On April 23, 2023, the Susan K was under way on the Mississippi with 25 barges in her tow, headed downbound for St. Rose, Louisiana. The captain had the watch as the towboat approached the Natchez-Vidalia Bridge, a large highway bridge with two 850-foot clear spans for barge traffic. Surface conditions and current were normal.

At about 2238 hours, the captain maneuvered to take the towboat through the recommended downbound channel, but - he later told investigators - he "wasn't paying attention." By the time he looked up to check the aids to navigation on the bridge and see how he was lined up, the Susan K was nearly 400 feet off track to the east. 

The captain decided that it would not be possible to steer back onto track to make it safely through the designated span. To avoid hitting the bridge pier, he decided to maneuver to port and aim for the next span over to the east. He increased engine RPM to full ahead and attempted to make the turn, but was unable to fully avoid the pier. Though he averted a head-on collision, three barges in the middle of the starboard side of the tow made contact with the bridge at 2241, and the tow broke apart. 

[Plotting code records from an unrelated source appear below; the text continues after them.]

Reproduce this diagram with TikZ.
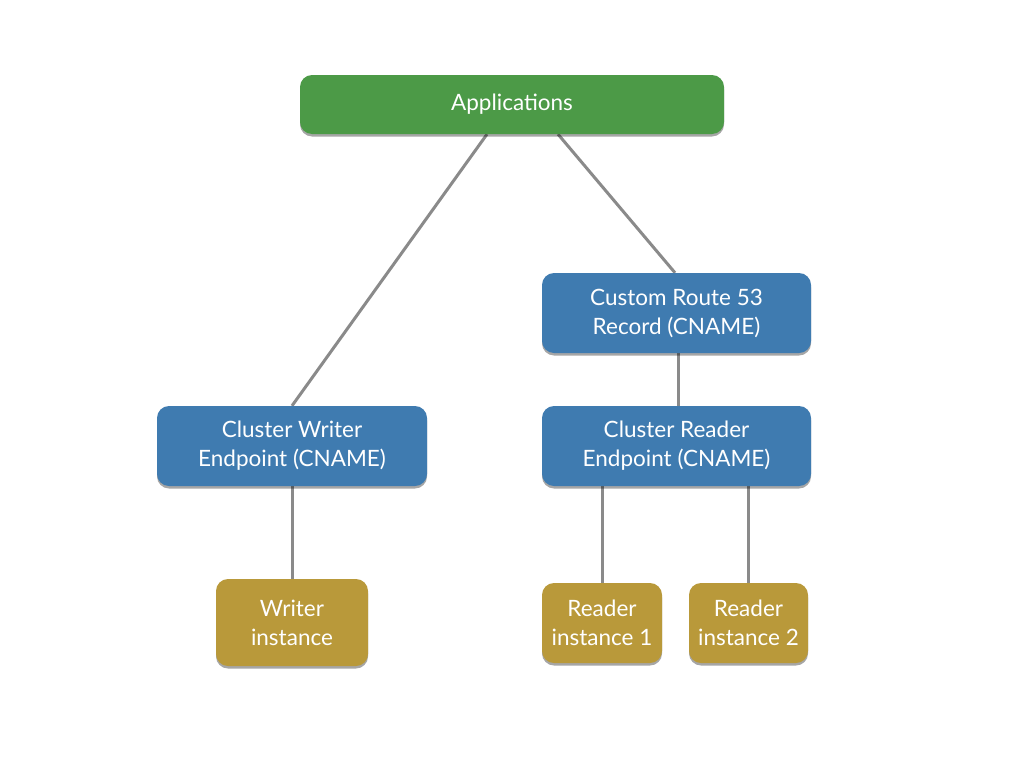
\documentclass[tikz,border=0pt]{standalone}
\usepackage{fontspec}
\setmainfont{Lato}
\usetikzlibrary{shadows,backgrounds}
\definecolor{appgreen}{HTML}{4C9A47}
\definecolor{epblue}{HTML}{3F7BB0}
\definecolor{instgold}{HTML}{B9993A}
\definecolor{linegray}{HTML}{8A8A8A}
\tikzset{
  box/.style={rounded corners=12pt, text=white, align=center,
    font=\fontsize{22.5}{29}\selectfont, inner sep=0pt,
    drop shadow={shadow xshift=0pt, shadow yshift=-2.5pt, opacity=0.35, fill=black}},
  app/.style={box, fill=appgreen},
  ep/.style={box, fill=epblue},
  inst/.style={box, fill=instgold},
  link/.style={draw=linegray, line width=3pt}
}
\begin{document}
\begin{tikzpicture}[x=1pt,y=-1pt]
\useasboundingbox (0,0) rectangle (1024,768);
\node[app, minimum width=424pt, minimum height=59pt] (apps) at (512,104.5) {Applications};
\node[ep, minimum width=269pt, minimum height=80pt] (r53) at (676.5,313) {Custom Route 53\\Record (CNAME)};
\node[ep, minimum width=270pt, minimum height=80pt] (wep) at (292,446) {Cluster Writer\\Endpoint (CNAME)};
\node[ep, minimum width=269pt, minimum height=80pt] (rep) at (676.5,446) {Cluster Reader\\Endpoint (CNAME)};
\node[inst, minimum width=152pt, minimum height=87pt] (wi) at (292,622.5) {Writer\\instance};
\node[inst, minimum width=120pt, minimum height=80pt] (ri1) at (602,623) {Reader\\instance 1};
\node[inst, minimum width=119pt, minimum height=80pt] (ri2) at (748.5,623) {Reader\\instance 2};
\begin{pgfonlayer}{background}
\fill[white] (0,0) rectangle (1024,768);
\draw[link] ([xshift=-25pt]apps.south) -- (wep.north);
\draw[link] ([xshift=46pt]apps.south) -- ([xshift=-1.5pt]r53.north);
\draw[link] ([xshift=1.5pt]r53.south) -- ([xshift=1.5pt]rep.north);
\draw[link] (wep.south) -- (wi.north);
\draw[link] (rep.south -| ri1.north) -- (ri1.north);
\draw[link] (rep.south -| ri2.north) -- (ri2.north);
\end{pgfonlayer}
\end{tikzpicture}
\end{document}
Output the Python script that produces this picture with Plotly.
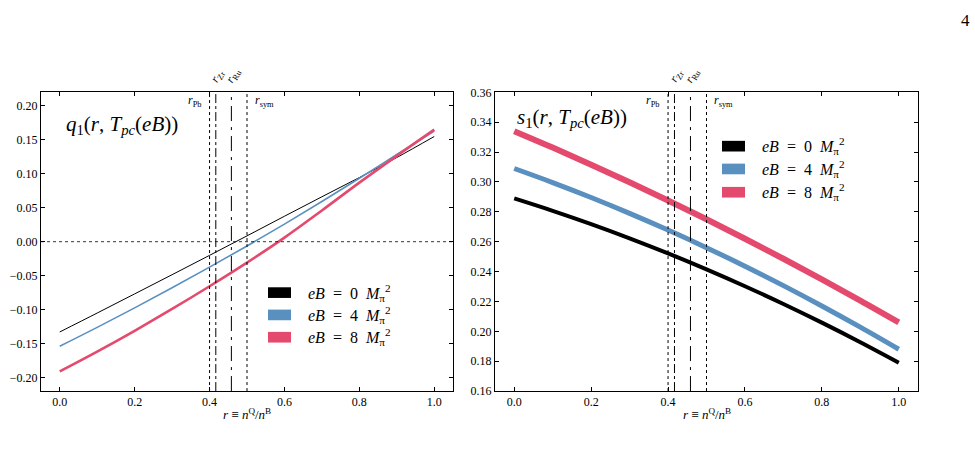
import plotly.graph_objects as go

W, H = 975, 464

# ---------------- data ----------------
r = [0.0, 0.1, 0.2, 0.3, 0.4, 0.5, 0.6, 0.7, 0.8, 0.9, 1.0]

q1_eB0 = [-0.133, -0.1051, -0.0769, -0.0486, -0.0201, 0.0086, 0.0375, 0.0662, 0.0945, 0.1240, 0.155]
q1_eB4 = [-0.154, -0.1262, -0.0975, -0.0679, -0.0375, -0.0063, 0.0259, 0.0593, 0.0935, 0.1285, 0.163]
q1_eB8 = [-0.191, -0.1618, -0.1312, -0.0991, -0.0656, -0.0308, 0.0060, 0.0460, 0.0870, 0.1265, 0.165]

s1_eB0 = [0.289, 0.2807, 0.2718, 0.2623, 0.2522, 0.2415, 0.2302, 0.2183, 0.2058, 0.1927, 0.179]
s1_eB4 = [0.309, 0.2996, 0.2896, 0.2790, 0.2678, 0.2560, 0.2436, 0.2306, 0.2170, 0.2028, 0.188]
s1_eB8 = [0.334, 0.3230, 0.3116, 0.2998, 0.2876, 0.2750, 0.2620, 0.2486, 0.2348, 0.2206, 0.206]

r_marks = {"Pb": 0.400, "Zr": 0.4167, "Ru": 0.4583, "sym": 0.500}
r_styles = {"Pb": "dot", "Zr": "dashdot", "Ru": "longdashdot", "sym": "dot"}

eB_labels = ["0", "4", "8"]
colors = ["#000000", "#5a90c0", "#e44a6d"]

xticks = [0.0, 0.2, 0.4, 0.6, 0.8, 1.0]
q_ticks = [-0.20, -0.15, -0.10, -0.05, 0.00, 0.05, 0.10, 0.15, 0.20]
s_ticks = [0.16, 0.18, 0.20, 0.22, 0.24, 0.26, 0.28, 0.30, 0.32, 0.34, 0.36]

# ---------------- layout helpers ----------------
def px(x):
    return x / W

def py(y):
    return 1 - y / H

FONT = "Liberation Serif"
L_dom = [px(41), px(453)]
R_dom = [px(495), px(918)]
Y_dom = [py(396), py(88)]

fig = go.Figure()

q_series = [q1_eB0, q1_eB4, q1_eB8]
s_series = [s1_eB0, s1_eB4, s1_eB8]
q_widths = [1.0, 1.6, 2.6]
s_widths = [4.0, 5.0, 6.0]

for i in range(3):
    fig.add_trace(go.Scatter(x=r, y=q_series[i], mode="lines", line=dict(color=colors[i], width=q_widths[i], shape="spline"),
                             xaxis="x", yaxis="y", showlegend=False, hoverinfo="skip"))
for i in range(3):
    fig.add_trace(go.Scatter(x=r, y=s_series[i], mode="lines", line=dict(color=colors[i], width=s_widths[i], shape="spline"),
                             xaxis="x2", yaxis="y2", showlegend=False, hoverinfo="skip"))

axis_common = dict(ticks="inside", ticklen=4, tickwidth=1, tickcolor="black", showline=True, linecolor="black",
                   linewidth=1, mirror="ticks", showgrid=False, zeroline=False,
                   tickfont=dict(family=FONT, size=12, color="black"))

fig.update_layout(
    width=W, height=H, margin=dict(l=0, r=0, t=0, b=0),
    paper_bgcolor="white", plot_bgcolor="white",
    xaxis=dict(domain=L_dom, range=[-0.05, 1.05], tickvals=xticks, ticktext=[f"{v:.1f}" for v in xticks],
               anchor="y", **axis_common),
    yaxis=dict(domain=Y_dom, range=[-0.22, 0.22], tickvals=q_ticks, ticktext=[f"{v:.2f}".replace("-", "\u2212") for v in q_ticks],
               anchor="x", **axis_common),
    xaxis2=dict(domain=R_dom, range=[-0.05, 1.05], tickvals=xticks, ticktext=[f"{v:.1f}" for v in xticks],
                anchor="y2", **axis_common),
    yaxis2=dict(domain=Y_dom, range=[0.16, 0.36], tickvals=s_ticks, ticktext=[f"{v:.2f}" for v in s_ticks],
                anchor="x2", **axis_common),
)

shapes = []
annotations = []

# zero line in left panel
shapes.append(dict(type="line", xref="x domain", yref="y", x0=0, x1=1, y0=0, y1=0,
                   line=dict(color="black", width=0.8, dash="dot")))

# vertical isotope lines
for xa, ya in [("x", "y"), ("x2", "y2")]:
    for k, v in r_marks.items():
        shapes.append(dict(type="line", xref=xa, yref=ya + " domain", x0=v, x1=v, y0=0, y1=1,
                           line=dict(color="black", width=1, dash=r_styles[k])))

def ann(x, y, text, size=12, xanchor="center", yanchor="middle", angle=0, xref="paper", yref="paper"):
    annotations.append(dict(x=x, y=y, xref=xref, yref=yref, text=text, showarrow=False,
                            xanchor=xanchor, yanchor=yanchor, textangle=angle,
                            font=dict(family=FONT, size=size, color="black")))

# isotope labels
for xa in ["x", "x2"]:
    ann(r_marks["Pb"] - 0.015, py(97), "<i>r</i><sub>Pb</sub>", size=12, xanchor="right", xref=xa)
    ann(r_marks["sym"] + 0.015, py(97), "<i>r</i><sub>sym</sub>", size=12, xanchor="left", xref=xa)
    ann(r_marks["Zr"] + 0.005, py(71), "<i>r</i><sub>Zr</sub>", size=12, angle=-60, xref=xa)
    ann(r_marks["Ru"] + 0.005, py(71), "<i>r</i><sub>Ru</sub>", size=12, angle=-60, xref=xa)

# panel titles
ann(px(64), py(122), "<i>q</i><sub>1</sub>(<i>r</i>, <i>T<sub>pc</sub></i>(<i>eB</i>))", size=21, xanchor="left")
ann(px(515), py(114), "<i>s</i><sub>1</sub>(<i>r</i>, <i>T<sub>pc</sub></i>(<i>eB</i>))", size=21, xanchor="left")

# axis titles
ann((L_dom[0] + L_dom[1]) / 2, py(420), "<i>r</i> ≡ <i>n</i><sup>Q</sup>/<i>n</i><sup>B</sup>", size=13)
ann((R_dom[0] + R_dom[1]) / 2, py(420), "<i>r</i> ≡ <i>n</i><sup>Q</sup>/<i>n</i><sup>B</sup>", size=13)

# page number
ann(px(965), py(14), "4", size=17)

# legends
def legend(x_box, ys):
    for i, yc in enumerate(ys):
        shapes.append(dict(type="rect", xref="paper", yref="paper", x0=px(x_box), x1=px(x_box + 23),
                           y0=py(yc + 5.5), y1=py(yc - 5.5), fillcolor=colors[i], line=dict(width=0)))
        ann(px(x_box + 38), py(yc), f"<i>eB</i>  =  {eB_labels[i]}  <i>M</i><sub>π</sub><sup>2</sup>",
            size=16, xanchor="left")

legend(268, [294.5, 317.5, 340.5])
legend(722, [143.5, 167, 191])

fig.update_layout(shapes=shapes, annotations=annotations)
fig.write_html("out.html")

The master had 45 years of towboat experience, had completed 200 transits of the same bridge span in the same direction, passed a post-accident drug test, had no cell phone distractions, and had ample rest for the two previous nights. The root cause of the accident was simply complacency, he told NTSB. "You get complacent sometimes when you do something so many times and you're sloppy," he said. 

"Repetition and familiarity reduce the required level of cognitive effort required to execute such tasks—even complex, skill-based tasks—increasing the susceptibility to attention lapses or distraction," cautioned NTSB. "Developing strategies that help maintain focus is a good practice. These strategies may include continuous scanning of instruments and surroundings outside the wheelhouse, strict adherence to procedures, eliminating distractions, changing position or moving."